Jayson Funke wrote:
> > Might part of the problem lie in a static view of finance as inherently
> > incapable of value-production? Surely finance, in the same way that industry
> > has become more financial (by expanding credit provisioning and financial
> > investing etc), has also expanded its range of operations into
> > value-producing activities. For example, when I worked at Mellon Financial
> > we produced tax returns, investment reports, and many custodial services in
> > which my labor added value to a product sold to clients. Is menial physical
> > labor the only labor that adds value?

raghu wrote:
> Why does "menial" work have to be necessarily physical (and why does
> physical work have to be menial?) Surely WalMart checkout desks and
> McDonald drive-through windows do not involve burning a lot of
> calories but it is about as menial as it gets right?

"menial" or non-menial has nothing to do with labor being productive
or unproductive. What makes labor "productive" in the Marxian system
is that it contributes to the aggregate pool of surplus-value. It's
not productive in some moral sense (except according to bourgeois
morality). It's not productive from the working-class perspective.

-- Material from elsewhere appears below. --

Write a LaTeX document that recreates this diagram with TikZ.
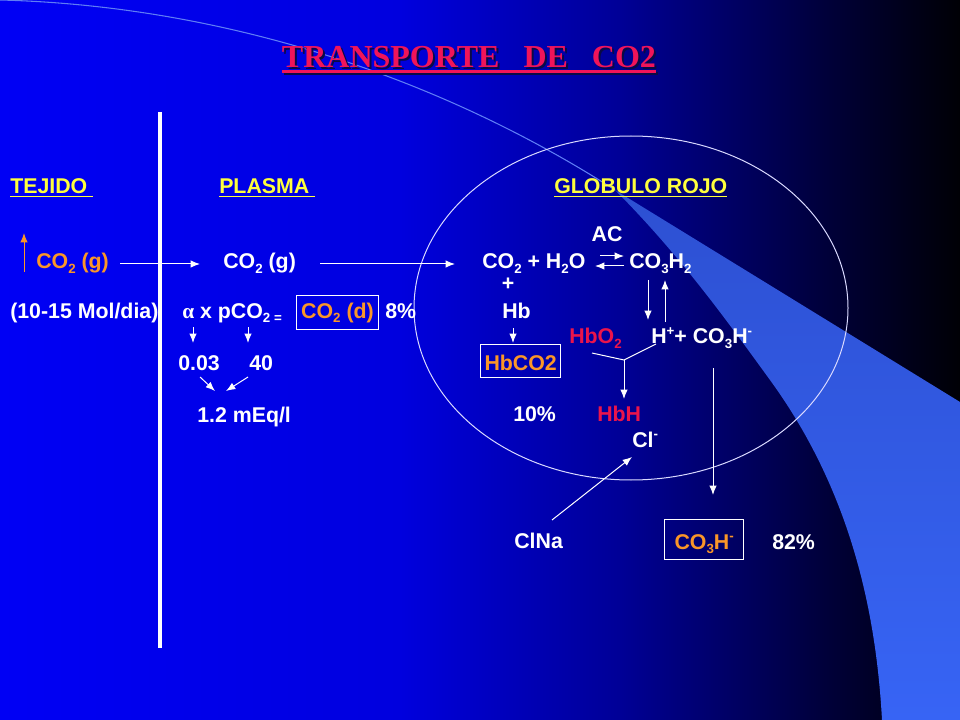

if they simply involve changing who has property rights for some
commodities, work at "WalMart checkout desks and McDonald
drive-through windows" is not productive in Marx's sense. (It's part
of the necessary overhead.)  if the people who work there provide
services beyond that, they can be productive.

--
Jim Devine / "Segui il tuo corso, e lascia dir le genti." (Go your own
way and let people talk.) --  Karl, paraphrasing Dante.